A prominent case was that of Alberto Lovera, general secretary of the Communist Party (PCV), who was abducted in public in 1965 and his weighted body dumped at sea, though it later washed ashore near Lechería. Following these revelations, Congress formed an investigative commission, and the Attorney General launched an inquiry. The congressional investigations also examined the disappearances of sociologist Víctor Soto Rojas (allegedly thrown from a helicopter in El Bachiller, Miranda state) and Humberto Barrios.

On 29 August 1965, the General Amnesty Council, comprising trade unions and professional associations, met at Caracas' Casa del Periodista and published a report condemning state-sponsored human rights violations, including documented disappearances.

== Foreign policy ==
Leoni maintained the foreign policy framework established by Rómulo Betancourt, known as the Betancourt Doctrine. In 1966, Venezuela joined the Latin American Free Trade Association (ALALC) and later that year, Leoni signed the Cartagena Agreement in Bogotá (a precursor to the Andean Community), a trade bloc comprising Venezuela, Chile, Colombia, Peru, and Ecuador.
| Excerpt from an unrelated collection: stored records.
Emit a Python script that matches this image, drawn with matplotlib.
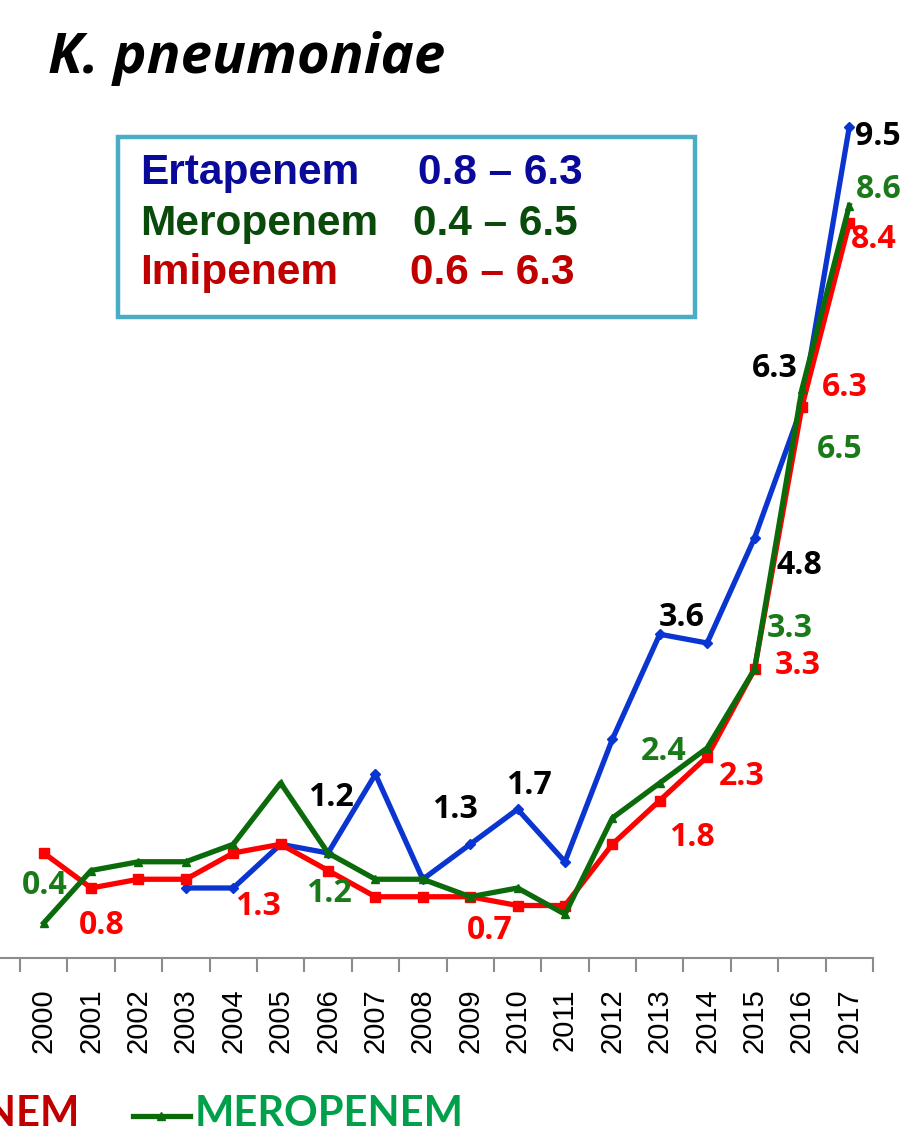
import matplotlib
matplotlib.use("Agg")
import matplotlib.pyplot as plt
from matplotlib.patches import Rectangle
from matplotlib.lines import Line2D
import numpy as np

# data
years = list(range(2000, 2018))
ertapenem = [None, None, None, 0.8, 0.8, 1.3, 1.2, 2.1, 0.9, 1.3, 1.7, 1.1, 2.5, 3.7, 3.6, 4.8, 6.3, 9.5]
imipenem = [1.2, 0.8, 0.9, 0.9, 1.2, 1.3, 1.0, 0.7, 0.7, 0.7, 0.6, 0.6, 1.3, 1.8, 2.3, 3.3, 6.3, 8.4]
meropenem = [0.4, 1.0, 1.1, 1.1, 1.3, 2.0, 1.2, 0.9, 0.9, 0.7, 0.8, 0.5, 1.6, 2.0, 2.4, 3.3, 6.5, 8.6]

# which points carry a value label, and the label offset in pixels
erta_labels = {2006: (3, 55), 2009: (-15, 35), 2010: (11, 24), 2014: (-25, 25),
               2015: (45, -28), 2016: (-27, 38), 2017: (29, -10)}
imi_labels = {2001: (11, -38), 2005: (-23, -62), 2009: (20, -34), 2013: (32, -37),
              2014: (35, -20), 2015: (43, 4), 2016: (43, 19), 2017: (24, -16)}
mero_labels = {2000: (1, 38), 2006: (1, -40), 2014: (-43, -4), 2015: (35, 41),
               2016: (38, -60), 2017: (29, 16)}

drugs = ["Ertapenem", "Meropenem", "Imipenem"]
ranges = ["0.8 \u2013 6.3", "0.4 \u2013 6.5", "0.6 \u2013 6.3"]

W, H = 908, 1134
fig = plt.figure(figsize=(W / 100, H / 100), dpi=100)

def fx(x):
    return x / W

def fy(y):
    return 1 - y / H

step = 47.35
ax = fig.add_axes([0, fy(958), fx(873), (958 - 100) / H])
ax.set_xlim(-0.5 - 20 / step, 17.5)
ax.set_ylim(0, (958 - 100) / 87.5)
for s in ["top", "right", "left"]:
    ax.spines[s].set_visible(False)
ax.spines["bottom"].set_color("#8c8c8c")
ax.spines["bottom"].set_linewidth(1.5)
ax.set_yticks([])

x = np.arange(len(years))
ax.set_xticks(x)
ax.set_xticklabels([str(y) for y in years], rotation=90, fontsize=21,
                   family="Liberation Sans", va="top")
ax.tick_params(axis="x", which="major", length=0, pad=22)
ax.set_xticks(np.arange(-0.5, 17.6, 1), minor=True)
ax.tick_params(axis="x", which="minor", length=10, width=1.5, color="#8c8c8c")

def series(vals):
    xs = [i for i, v in enumerate(vals) if v is not None]
    return xs, [vals[i] for i in xs]

xe, ye = series(ertapenem)
ax.plot(xe, ye, color="#0a35d0", lw=3.8, marker="D", ms=5, clip_on=False, zorder=3)
xi, yi = series(imipenem)
ax.plot(xi, yi, color="#ff0000", lw=3.8, marker="s", ms=7, clip_on=False, zorder=4)
xm, ym = series(meropenem)
ax.plot(xm, ym, color="#0b6b0b", lw=3.8, marker="^", ms=6, clip_on=False, zorder=5)

def add_labels(vals, labels, color):
    for yr, (dx, dy) in labels.items():
        i = years.index(yr)
        ax.annotate(f"{vals[i]:.1f}", (i, vals[i]), xytext=(dx, dy),
                    textcoords="offset pixels", ha="center", va="center",
                    fontsize=23, fontweight="bold", family="Open Sans",
                    color=color, annotation_clip=False, zorder=6)

add_labels(ertapenem, erta_labels, "black")
add_labels(imipenem, imi_labels, "#ff0000")
add_labels(meropenem, mero_labels, "#1a7a1a")

# title
fig.text(fx(48), fy(58), "K. pneumoniae", fontsize=40.5, fontweight="bold",
         fontstyle="italic", family="Open Sans", va="center", ha="left")

# range box
fig.add_artist(Rectangle((fx(118), fy(317)), fx(695) - fx(118), fy(137) - fy(317),
                         transform=fig.transFigure, facecolor="white",
                         edgecolor="#4bacc6", lw=3.2))
box_colors = ["#0a0a9a", "#0a4a0a", "#c00000"]
name_y = [173, 224, 273]
range_x = [418, 413, 410]
for d, r, c, yy, rx in zip(drugs, ranges, box_colors, name_y, range_x):
    fig.text(fx(140), fy(yy), d, fontsize=30.5, fontweight="bold",
             family="Liberation Sans", color=c, va="center", ha="left")
    fig.text(fx(rx), fy(yy), r, fontsize=30.5, fontweight="bold",
             family="Liberation Sans", color=c, va="center", ha="left")

# bottom legend (cut off at left)
fig.text(fx(80), fy(1114), "IMIPENEM", fontsize=30, fontweight="bold",
         family="Lato", color="#c00000", va="center", ha="right")
fig.add_artist(Line2D([fx(133), fx(190)], [fy(1116), fy(1116)], color="#0b6b0b",
                      lw=3.8, transform=fig.transFigure))
fig.add_artist(Line2D([fx(161)], [fy(1116)], color="#0b6b0b", marker="^", ms=6,
                      transform=fig.transFigure))
fig.text(fx(195), fy(1114), "MEROPENEM", fontsize=30, fontweight="bold",
         family="Lato", color="#00a04a", va="center", ha="left")

fig.savefig("out.png", dpi=100)
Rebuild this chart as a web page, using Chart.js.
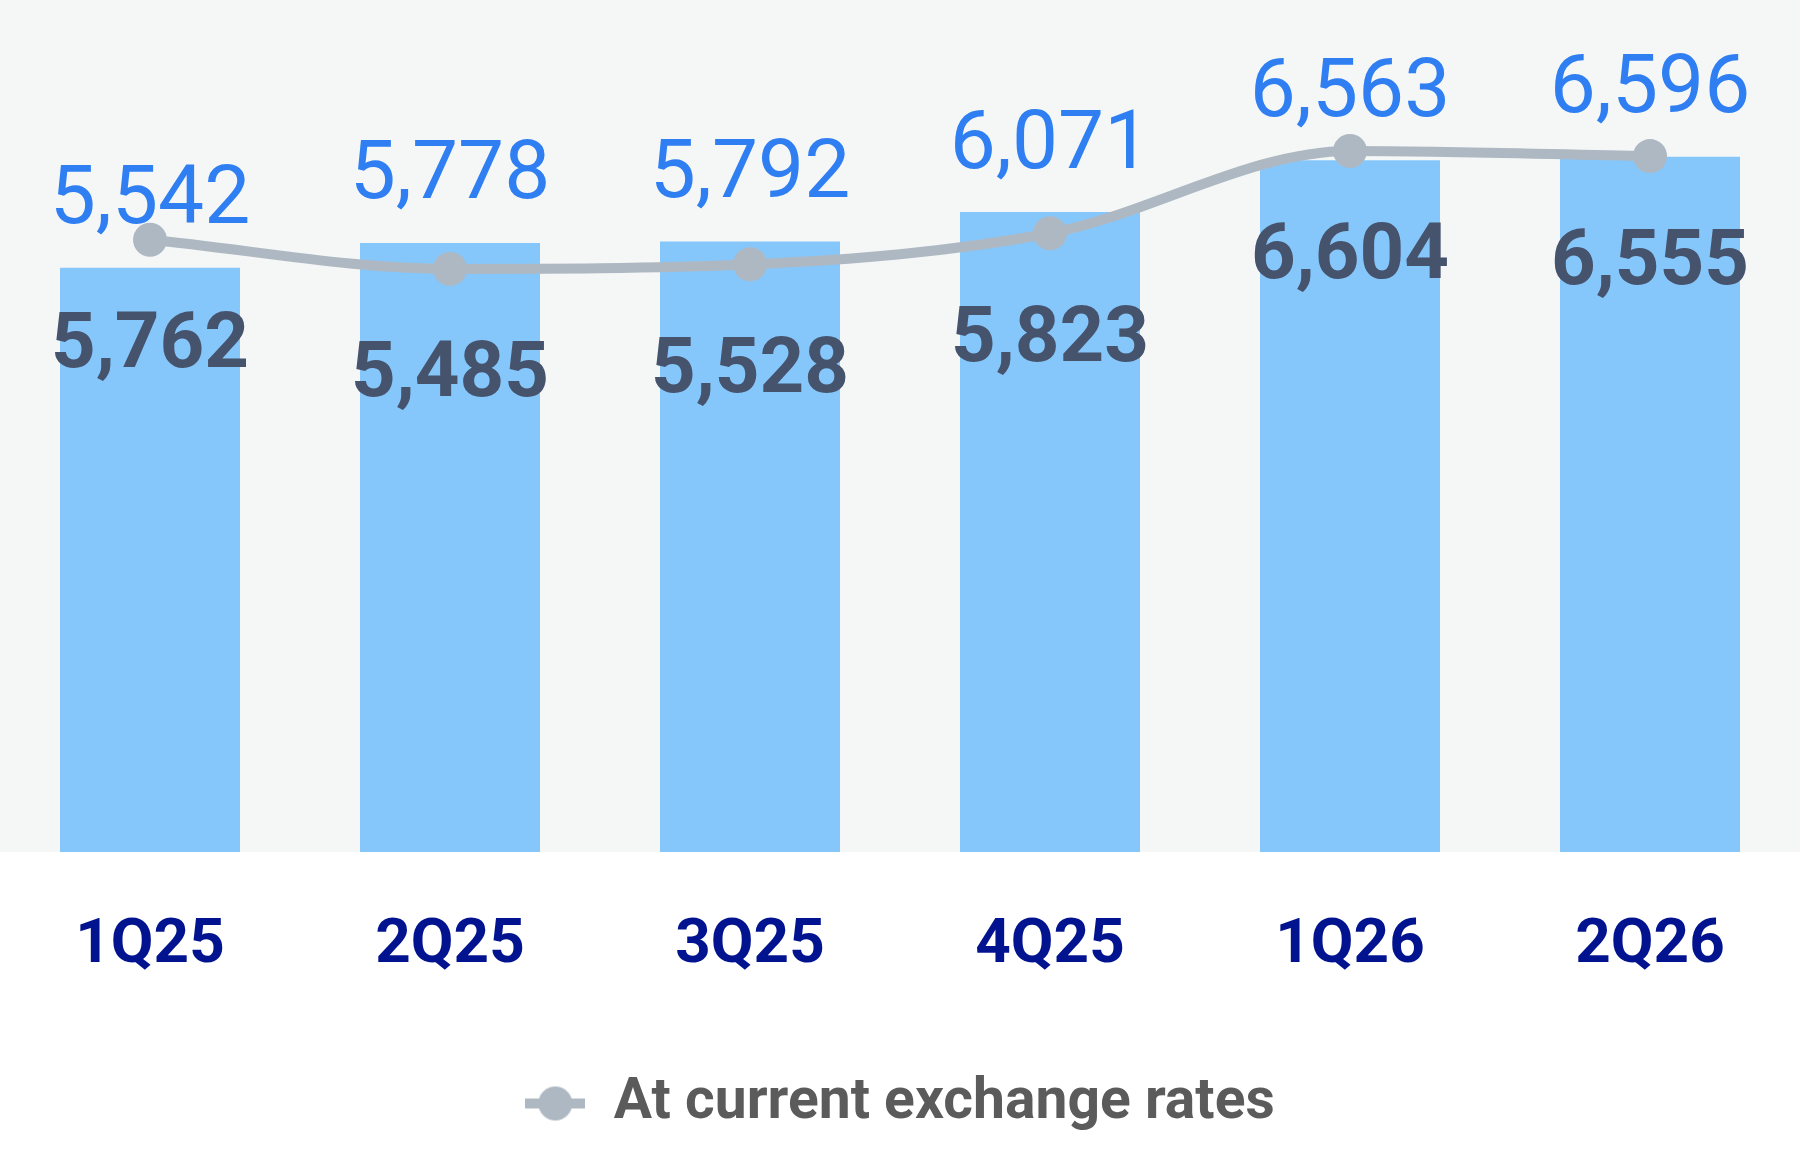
<!DOCTYPE html>
<html>
<head>
<meta charset="utf-8">
<script src="https://cdn.jsdelivr.net/npm/chart.js@4.4.1/dist/chart.umd.min.js"></script>
<style>
  html, body { margin: 0; padding: 0; background: #ffffff; }
  #wrap { width: 1800px; height: 1152px; }
</style>
</head>
<body>
<div id="wrap"><canvas id="quarterChart" width="1800" height="1152"></canvas></div>
<script>
const quarters = ["1Q25", "2Q25", "3Q25", "4Q25", "1Q26", "2Q26"];
const constantRates = [5542, 5778, 5792, 6071, 6563, 6596];
const currentRates = [5762, 5485, 5528, 5823, 6604, 6555];
const legendLabel = "At current exchange rates";

const fmt = (v) => v.toLocaleString("en-US");

// legend marker: short line with a dot on it
const marker = document.createElement("canvas");
marker.width = 60;
marker.height = 36;
const mctx = marker.getContext("2d");
mctx.fillStyle = "#aeb8c2";
mctx.fillRect(0, 13, 60, 10);
mctx.beginPath();
mctx.arc(30, 18, 17, 0, Math.PI * 2);
mctx.fill();

const chartBg = {
  id: "chartBg",
  beforeDraw(chart) {
    const { ctx, chartArea } = chart;
    ctx.save();
    ctx.fillStyle = "#f5f7f7";
    ctx.fillRect(0, 0, chart.width, chartArea.bottom);
    ctx.restore();
  },
};

const valueLabels = {
  id: "valueLabels",
  afterDatasetDraw(chart, args) {
    if (args.index !== 0) return;
    const ctx = chart.ctx;
    ctx.save();
    ctx.font = "400 82px Roboto";
    ctx.fillStyle = "#2f7ff2";
    ctx.textAlign = "center";
    ctx.textBaseline = "middle";
    args.meta.data.forEach((bar, i) => {
      ctx.fillText(fmt(constantRates[i]), bar.x, bar.y - 65);
    });
    ctx.restore();
  },
  afterDatasetsDraw(chart) {
    const ctx = chart.ctx;
    const meta = chart.getDatasetMeta(1);
    ctx.save();
    ctx.font = "700 78px Roboto";
    ctx.fillStyle = "#46536d";
    ctx.textAlign = "center";
    ctx.textBaseline = "middle";
    meta.data.forEach((pt, i) => {
      ctx.fillText(fmt(currentRates[i]), pt.x, pt.y + 108);
    });
    ctx.restore();
  },
};

new Chart(document.getElementById("quarterChart"), {
  data: {
    labels: quarters,
    datasets: [
      {
        type: "bar",
        label: "At constant exchange rates",
        data: constantRates,
        backgroundColor: "#86c7fb",
        barPercentage: 0.6,
        categoryPercentage: 1.0,
        yAxisID: "y",
        order: 1,
      },
      {
        type: "line",
        label: legendLabel,
        data: currentRates,
        borderColor: "#aeb8c2",
        backgroundColor: "#aeb8c2",
        borderWidth: 10,
        pointRadius: 17,
        pointBorderWidth: 0,
        pointBackgroundColor: "#aeb8c2",
        cubicInterpolationMode: "monotone",
        clip: false,
        yAxisID: "y1",
        order: 0,
      },
    ],
  },
  options: {
    responsive: false,
    animation: false,
    layout: { autoPadding: false, padding: { top: 0, left: 0, right: 0, bottom: 10 } },
    scales: {
      x: {
        grid: { display: false, drawTicks: false },
        border: { display: false },
        ticks: {
          padding: 57,
          color: "#021390",
          font: { family: "Roboto", size: 62, weight: "bold" },
        },
        afterFit(scale) {
          scale.height = 213;
        },
      },
      y: { display: false, min: 0, max: 8083 },
      y1: { display: false, min: -47, max: 8036 },
    },
    plugins: {
      tooltip: { enabled: false },
      legend: {
        position: "bottom",
        labels: {
          usePointStyle: true,
          pointStyleWidth: 60,
          padding: 10,
          color: "#5b5b5b",
          font: { family: "Roboto", size: 57, weight: "bold" },
          filter: (item) => item.datasetIndex === 1,
          generateLabels(chart) {
            const items = Chart.defaults.plugins.legend.labels.generateLabels(chart);
            items.forEach((it) => { it.pointStyle = marker; });
            return items;
          },
        },
      },
    },
  },
  plugins: [chartBg, valueLabels],
});
</script>
</body>
</html>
=== International trips ===
The following article provides a summary of the official foreign visits made by Leoni as President of Venezuela:

==== 1966 ====

| Date | Place | Main purpose |
|---|---|---|
| August | Bogotá ( Colombia) | Official visit together with the president of Chile Eduardo Frei. Includes a banquet at the Palace of San Carlos. |

==== 1967 ====

| Date | Place | Main purpose |
|---|---|---|
| 11 April | ( Chile) |  |
| 12 April | Punta del Este ( Uruguay) | Conference of Presidents of the American states. Leoni met with the president of the United States, Lyndon B. Johnson, with whom he discussed issues such as the sulfur content of Venezuelan oil and discrimination in U.S. import programs. |
| 20 September | Bridge over the Arauca River (Border Colombia- Venezuela) | Inauguration of the bridge and meeting with the Colombian president Carlos Lleras. Reaffirmation of the principles of continental solidarity in defense of democracy and against the activities of subversive groups. |

== Opposition ==

=== Guerrillas ===

Leoni's government was unexceptional, but it was Leoni who had to liquidate the remnants of the communist insurrection, for which he put the army in charge of the country with carte blanche to be as ruthless as it had to. But in fact it was the communist guerrilleros themselves who brought about their own liquidation. They had no rural support whatsoever. Unlike guerrillas all over the world, they did not control villages and lived from hand to mouth. They knew they were no match for the army and avoided confrontations. Castro had been hoping that Venezuela would be the second act of the Latin American revolution, and he tried to supply the Venezuelan guerrillas. This was in keeping with the theory of what could be called the "permanent agrarian revolution", which the French intellectual Régis Debray had expressed in the widely circulated book Revolution Inside the Revolution and Ernesto "Che" Guevara had been trying to carry out first in Africa and later, fatally for him, in Bolivia. Castro sent a trusted officer, Manuel Ochoa, to assess the Venezuelan guerrillas, and the report that he brought was negative, which effectively ended Cuba's intervention in Venezuelan affairs. By then the Venezuelan leftists had given up on violence and were seeking legalization, but Leoni did not offer it. Ochoa was later tried and executed by Castro on an unlikely charge of drug-smuggling.